• [WHAT YOU WILL DO]: Output the first line of the listing and each line after it, up to and including the line that contains "Chart.register(...registerables);", exactly as written, minus the pictures.

··· SOURCE EXCERPT

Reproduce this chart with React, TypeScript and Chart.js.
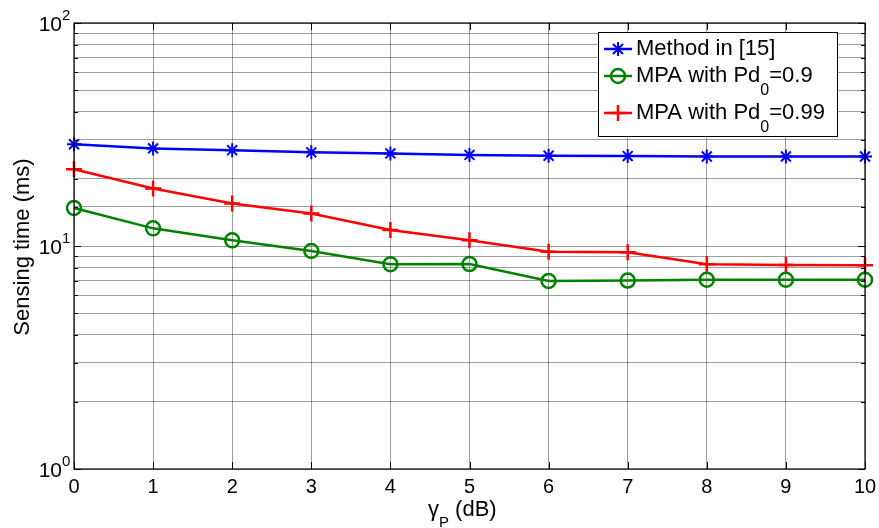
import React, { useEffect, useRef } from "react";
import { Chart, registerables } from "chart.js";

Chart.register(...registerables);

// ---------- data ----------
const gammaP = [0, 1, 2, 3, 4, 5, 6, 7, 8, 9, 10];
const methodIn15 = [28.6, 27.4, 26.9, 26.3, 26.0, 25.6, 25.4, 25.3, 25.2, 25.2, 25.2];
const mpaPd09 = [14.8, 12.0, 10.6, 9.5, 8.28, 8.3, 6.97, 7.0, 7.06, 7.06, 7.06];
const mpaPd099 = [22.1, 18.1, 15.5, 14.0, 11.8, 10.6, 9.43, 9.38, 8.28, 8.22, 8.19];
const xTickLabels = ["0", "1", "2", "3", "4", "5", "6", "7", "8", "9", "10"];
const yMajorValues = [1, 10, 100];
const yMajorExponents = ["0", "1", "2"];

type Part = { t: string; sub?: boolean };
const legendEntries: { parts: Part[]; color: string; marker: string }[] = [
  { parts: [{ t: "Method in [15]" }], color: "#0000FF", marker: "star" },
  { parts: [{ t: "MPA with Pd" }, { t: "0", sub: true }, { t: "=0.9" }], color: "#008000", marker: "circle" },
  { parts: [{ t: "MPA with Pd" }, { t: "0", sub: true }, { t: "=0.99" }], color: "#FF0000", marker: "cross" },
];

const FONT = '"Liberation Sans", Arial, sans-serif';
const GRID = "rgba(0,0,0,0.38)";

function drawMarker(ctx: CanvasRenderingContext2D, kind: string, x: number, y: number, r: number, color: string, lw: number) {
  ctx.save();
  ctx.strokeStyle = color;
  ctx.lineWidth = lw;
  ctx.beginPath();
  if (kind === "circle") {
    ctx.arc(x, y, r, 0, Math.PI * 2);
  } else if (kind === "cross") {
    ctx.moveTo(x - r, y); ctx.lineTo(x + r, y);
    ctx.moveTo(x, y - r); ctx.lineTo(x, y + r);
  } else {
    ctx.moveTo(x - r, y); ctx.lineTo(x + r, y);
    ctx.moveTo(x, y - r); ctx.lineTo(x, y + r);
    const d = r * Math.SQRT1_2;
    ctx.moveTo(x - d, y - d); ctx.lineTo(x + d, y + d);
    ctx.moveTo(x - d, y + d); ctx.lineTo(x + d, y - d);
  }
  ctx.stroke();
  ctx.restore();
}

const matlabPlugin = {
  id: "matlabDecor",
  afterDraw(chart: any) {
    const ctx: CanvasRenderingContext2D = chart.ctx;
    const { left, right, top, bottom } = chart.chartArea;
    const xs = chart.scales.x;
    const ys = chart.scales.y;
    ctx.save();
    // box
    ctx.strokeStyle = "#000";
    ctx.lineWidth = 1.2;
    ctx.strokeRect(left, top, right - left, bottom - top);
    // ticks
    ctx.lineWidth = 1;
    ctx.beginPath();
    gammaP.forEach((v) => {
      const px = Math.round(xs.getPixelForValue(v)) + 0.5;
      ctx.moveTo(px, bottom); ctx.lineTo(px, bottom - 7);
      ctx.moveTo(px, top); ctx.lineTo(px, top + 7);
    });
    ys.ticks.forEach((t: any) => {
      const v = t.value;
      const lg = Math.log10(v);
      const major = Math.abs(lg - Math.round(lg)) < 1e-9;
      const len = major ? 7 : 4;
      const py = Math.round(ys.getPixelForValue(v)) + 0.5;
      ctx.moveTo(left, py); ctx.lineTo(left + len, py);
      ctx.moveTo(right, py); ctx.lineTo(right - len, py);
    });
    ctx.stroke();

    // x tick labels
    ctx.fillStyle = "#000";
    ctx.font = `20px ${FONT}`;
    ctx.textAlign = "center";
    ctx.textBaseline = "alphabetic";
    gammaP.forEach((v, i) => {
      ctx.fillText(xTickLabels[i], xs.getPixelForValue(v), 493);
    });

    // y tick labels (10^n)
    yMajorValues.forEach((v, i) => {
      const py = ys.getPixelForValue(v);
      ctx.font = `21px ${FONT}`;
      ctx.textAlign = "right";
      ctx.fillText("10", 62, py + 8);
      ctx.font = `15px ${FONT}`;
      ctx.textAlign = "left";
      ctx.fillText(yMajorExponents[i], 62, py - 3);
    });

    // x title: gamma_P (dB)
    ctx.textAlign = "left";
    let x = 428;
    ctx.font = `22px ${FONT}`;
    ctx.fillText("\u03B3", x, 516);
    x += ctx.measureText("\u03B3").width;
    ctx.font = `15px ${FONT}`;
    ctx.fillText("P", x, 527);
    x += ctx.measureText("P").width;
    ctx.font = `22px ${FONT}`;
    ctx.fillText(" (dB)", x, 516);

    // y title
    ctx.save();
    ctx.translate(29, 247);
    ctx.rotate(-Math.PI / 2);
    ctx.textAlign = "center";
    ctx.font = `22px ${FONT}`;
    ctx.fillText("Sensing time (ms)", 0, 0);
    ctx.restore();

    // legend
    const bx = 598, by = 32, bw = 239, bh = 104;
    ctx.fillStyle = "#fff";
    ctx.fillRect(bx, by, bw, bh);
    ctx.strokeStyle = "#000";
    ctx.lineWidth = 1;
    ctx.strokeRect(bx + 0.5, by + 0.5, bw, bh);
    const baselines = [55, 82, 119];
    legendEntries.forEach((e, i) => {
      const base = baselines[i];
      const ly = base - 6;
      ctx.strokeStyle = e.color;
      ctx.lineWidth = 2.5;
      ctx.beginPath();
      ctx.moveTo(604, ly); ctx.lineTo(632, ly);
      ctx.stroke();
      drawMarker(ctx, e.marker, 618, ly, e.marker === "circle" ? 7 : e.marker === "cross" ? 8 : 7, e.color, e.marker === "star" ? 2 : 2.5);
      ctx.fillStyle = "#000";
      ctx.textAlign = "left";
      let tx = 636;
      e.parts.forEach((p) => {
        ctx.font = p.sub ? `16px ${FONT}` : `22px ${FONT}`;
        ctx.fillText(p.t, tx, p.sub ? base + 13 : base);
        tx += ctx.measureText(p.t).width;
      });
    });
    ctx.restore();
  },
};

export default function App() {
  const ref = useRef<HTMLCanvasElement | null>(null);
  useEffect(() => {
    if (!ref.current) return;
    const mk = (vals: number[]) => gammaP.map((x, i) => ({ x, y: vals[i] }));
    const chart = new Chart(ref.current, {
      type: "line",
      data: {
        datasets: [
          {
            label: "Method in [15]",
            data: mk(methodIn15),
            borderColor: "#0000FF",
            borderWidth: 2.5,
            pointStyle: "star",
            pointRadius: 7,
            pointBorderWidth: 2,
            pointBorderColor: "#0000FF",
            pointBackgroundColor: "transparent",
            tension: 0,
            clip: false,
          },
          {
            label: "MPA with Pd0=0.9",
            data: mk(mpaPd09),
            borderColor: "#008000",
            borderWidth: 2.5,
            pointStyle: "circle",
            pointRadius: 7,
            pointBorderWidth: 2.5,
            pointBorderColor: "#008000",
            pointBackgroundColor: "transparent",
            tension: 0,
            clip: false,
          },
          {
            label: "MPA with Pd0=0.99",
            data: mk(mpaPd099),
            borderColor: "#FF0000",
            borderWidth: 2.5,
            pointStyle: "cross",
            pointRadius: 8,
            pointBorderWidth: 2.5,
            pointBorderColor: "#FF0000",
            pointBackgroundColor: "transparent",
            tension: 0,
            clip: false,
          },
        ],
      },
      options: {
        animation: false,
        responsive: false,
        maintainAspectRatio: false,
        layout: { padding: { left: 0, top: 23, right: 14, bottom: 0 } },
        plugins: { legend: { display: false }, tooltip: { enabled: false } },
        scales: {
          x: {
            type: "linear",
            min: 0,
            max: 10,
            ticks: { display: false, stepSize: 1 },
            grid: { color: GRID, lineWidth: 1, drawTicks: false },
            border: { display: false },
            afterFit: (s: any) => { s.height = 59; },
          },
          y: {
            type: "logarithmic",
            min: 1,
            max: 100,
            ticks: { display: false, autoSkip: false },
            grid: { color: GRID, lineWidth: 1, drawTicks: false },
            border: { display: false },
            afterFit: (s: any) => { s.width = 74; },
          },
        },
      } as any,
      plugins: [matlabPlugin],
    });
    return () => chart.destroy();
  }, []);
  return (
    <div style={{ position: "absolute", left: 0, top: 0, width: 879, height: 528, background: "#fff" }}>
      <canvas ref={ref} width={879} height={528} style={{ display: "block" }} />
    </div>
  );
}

······

• [ANSWER TO THE EXERCISE]:
Reproduce this chart with React, TypeScript and Chart.js.
import React, { useEffect, useRef } from "react";
import { Chart, registerables } from "chart.js";

Chart.register(...registerables);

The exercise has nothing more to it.